Direction -
Output the material word for word. Leave each picture out.
————————
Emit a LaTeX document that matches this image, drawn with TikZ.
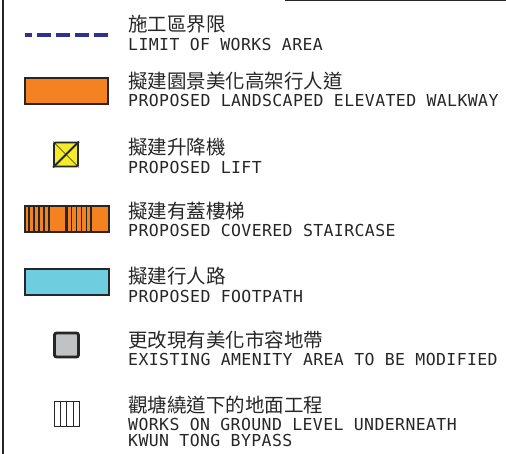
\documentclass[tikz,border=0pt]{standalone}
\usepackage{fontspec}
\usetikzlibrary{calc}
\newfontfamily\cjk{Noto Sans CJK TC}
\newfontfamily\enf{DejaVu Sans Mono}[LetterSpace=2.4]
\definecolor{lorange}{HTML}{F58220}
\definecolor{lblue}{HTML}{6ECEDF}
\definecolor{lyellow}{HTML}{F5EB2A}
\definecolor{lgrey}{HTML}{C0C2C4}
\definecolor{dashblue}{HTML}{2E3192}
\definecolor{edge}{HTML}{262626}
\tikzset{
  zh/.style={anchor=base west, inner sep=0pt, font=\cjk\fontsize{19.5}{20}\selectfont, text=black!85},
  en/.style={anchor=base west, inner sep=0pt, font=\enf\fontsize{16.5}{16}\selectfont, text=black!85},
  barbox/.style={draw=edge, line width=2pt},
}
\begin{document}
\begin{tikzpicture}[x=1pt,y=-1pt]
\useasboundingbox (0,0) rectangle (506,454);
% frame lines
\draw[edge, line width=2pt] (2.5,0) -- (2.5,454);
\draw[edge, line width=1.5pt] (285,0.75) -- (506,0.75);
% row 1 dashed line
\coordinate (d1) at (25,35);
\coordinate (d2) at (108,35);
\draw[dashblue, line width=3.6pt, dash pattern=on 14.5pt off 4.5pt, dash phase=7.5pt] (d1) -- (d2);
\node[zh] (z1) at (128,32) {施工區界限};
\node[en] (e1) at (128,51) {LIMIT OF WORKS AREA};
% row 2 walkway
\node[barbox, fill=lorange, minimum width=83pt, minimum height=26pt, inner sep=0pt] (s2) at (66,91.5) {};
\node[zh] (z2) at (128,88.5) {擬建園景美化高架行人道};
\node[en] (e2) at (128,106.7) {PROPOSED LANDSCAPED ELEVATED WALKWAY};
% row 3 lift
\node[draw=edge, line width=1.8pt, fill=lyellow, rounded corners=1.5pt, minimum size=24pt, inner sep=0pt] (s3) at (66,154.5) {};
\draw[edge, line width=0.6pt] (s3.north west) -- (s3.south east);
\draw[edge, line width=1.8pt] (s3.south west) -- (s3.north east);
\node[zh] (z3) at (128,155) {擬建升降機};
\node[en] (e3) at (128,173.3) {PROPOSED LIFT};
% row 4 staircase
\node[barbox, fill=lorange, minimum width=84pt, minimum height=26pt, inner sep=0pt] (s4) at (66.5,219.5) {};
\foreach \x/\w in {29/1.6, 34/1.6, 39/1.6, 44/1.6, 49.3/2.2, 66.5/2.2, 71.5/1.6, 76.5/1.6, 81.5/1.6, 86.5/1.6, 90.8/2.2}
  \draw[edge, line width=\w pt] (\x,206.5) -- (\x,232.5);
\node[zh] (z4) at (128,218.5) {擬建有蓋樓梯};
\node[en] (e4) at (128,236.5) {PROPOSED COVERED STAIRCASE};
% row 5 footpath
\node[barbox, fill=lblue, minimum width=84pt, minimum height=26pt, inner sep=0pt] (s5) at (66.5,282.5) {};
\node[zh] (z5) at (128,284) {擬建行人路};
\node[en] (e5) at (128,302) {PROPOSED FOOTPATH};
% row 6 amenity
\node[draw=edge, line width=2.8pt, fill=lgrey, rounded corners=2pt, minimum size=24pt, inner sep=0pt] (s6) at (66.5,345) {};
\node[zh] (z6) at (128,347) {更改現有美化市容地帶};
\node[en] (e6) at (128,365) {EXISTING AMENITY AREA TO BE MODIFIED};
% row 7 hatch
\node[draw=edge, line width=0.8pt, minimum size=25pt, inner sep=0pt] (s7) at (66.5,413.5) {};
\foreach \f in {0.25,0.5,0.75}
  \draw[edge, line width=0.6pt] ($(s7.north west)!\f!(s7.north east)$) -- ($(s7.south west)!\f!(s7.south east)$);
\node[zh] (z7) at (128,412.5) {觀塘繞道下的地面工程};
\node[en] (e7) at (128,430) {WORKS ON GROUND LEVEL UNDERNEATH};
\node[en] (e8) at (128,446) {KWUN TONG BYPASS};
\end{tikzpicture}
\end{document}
————————
Task response -
Emit a LaTeX document that matches this image, drawn with TikZ.
\documentclass[tikz,border=0pt]{standalone}
\usepackage{fontspec}
\usetikzlibrary{calc}
\newfontfamily\cjk{Noto Sans CJK TC}
\newfontfamily\enf{DejaVu Sans Mono}[LetterSpace=2.4]
\definecolor{lorange}{HTML}{F58220}
\definecolor{lblue}{HTML}{6ECEDF}
\definecolor{lyellow}{HTML}{F5EB2A}
\definecolor{lgrey}{HTML}{C0C2C4}
\definecolor{dashblue}{HTML}{2E3192}
\definecolor{edge}{HTML}{262626}
\tikzset{
  zh/.style={anchor=base west, inner sep=0pt, font=\cjk\fontsize{19.5}{20}\selectfont, text=black!85},
  en/.style={anchor=base west, inner sep=0pt, font=\enf\fontsize{16.5}{16}\selectfont, text=black!85},
  barbox/.style={draw=edge, line width=2pt},
}
\begin{document}
\begin{tikzpicture}[x=1pt,y=-1pt]
\useasboundingbox (0,0) rectangle (506,454);
% frame lines
\draw[edge, line width=2pt] (2.5,0) -- (2.5,454);
\draw[edge, line width=1.5pt] (285,0.75) -- (506,0.75);
% row 1 dashed line
\coordinate (d1) at (25,35);
\coordinate (d2) at (108,35);
\draw[dashblue, line width=3.6pt, dash pattern=on 14.5pt off 4.5pt, dash phase=7.5pt] (d1) -- (d2);
\node[zh] (z1) at (128,32) {施工區界限};
\node[en] (e1) at (128,51) {LIMIT OF WORKS AREA};
% row 2 walkway
\node[barbox, fill=lorange, minimum width=83pt, minimum height=26pt, inner sep=0pt] (s2) at (66,91.5) {};
\node[zh] (z2) at (128,88.5) {擬建園景美化高架行人道};
\node[en] (e2) at (128,106.7) {PROPOSED LANDSCAPED ELEVATED WALKWAY};
% row 3 lift
\node[draw=edge, line width=1.8pt, fill=lyellow, rounded corners=1.5pt, minimum size=24pt, inner sep=0pt] (s3) at (66,154.5) {};
\draw[edge, line width=0.6pt] (s3.north west) -- (s3.south east);
\draw[edge, line width=1.8pt] (s3.south west) -- (s3.north east);
\node[zh] (z3) at (128,155) {擬建升降機};
\node[en] (e3) at (128,173.3) {PROPOSED LIFT};
% row 4 staircase
\node[barbox, fill=lorange, minimum width=84pt, minimum height=26pt, inner sep=0pt] (s4) at (66.5,219.5) {};
\foreach \x/\w in {29/1.6, 34/1.6, 39/1.6, 44/1.6, 49.3/2.2, 66.5/2.2, 71.5/1.6, 76.5/1.6, 81.5/1.6, 86.5/1.6, 90.8/2.2}
  \draw[edge, line width=\w pt] (\x,206.5) -- (\x,232.5);
\node[zh] (z4) at (128,218.5) {擬建有蓋樓梯};
\node[en] (e4) at (128,236.5) {PROPOSED COVERED STAIRCASE};
% row 5 footpath
\node[barbox, fill=lblue, minimum width=84pt, minimum height=26pt, inner sep=0pt] (s5) at (66.5,282.5) {};
\node[zh] (z5) at (128,284) {擬建行人路};
\node[en] (e5) at (128,302) {PROPOSED FOOTPATH};
% row 6 amenity
\node[draw=edge, line width=2.8pt, fill=lgrey, rounded corners=2pt, minimum size=24pt, inner sep=0pt] (s6) at (66.5,345) {};
\node[zh] (z6) at (128,347) {更改現有美化市容地帶};
\node[en] (e6) at (128,365) {EXISTING AMENITY AREA TO BE MODIFIED};
% row 7 hatch
\node[draw=edge, line width=0.8pt, minimum size=25pt, inner sep=0pt] (s7) at (66.5,413.5) {};
\foreach \f in {0.25,0.5,0.75}
  \draw[edge, line width=0.6pt] ($(s7.north west)!\f!(s7.north east)$) -- ($(s7.south west)!\f!(s7.south east)$);
\node[zh] (z7) at (128,412.5) {觀塘繞道下的地面工程};
\node[en] (e7) at (128,430) {WORKS ON GROUND LEVEL UNDERNEATH};
\node[en] (e8) at (128,446) {KWUN TONG BYPASS};
\end{tikzpicture}
\end{document}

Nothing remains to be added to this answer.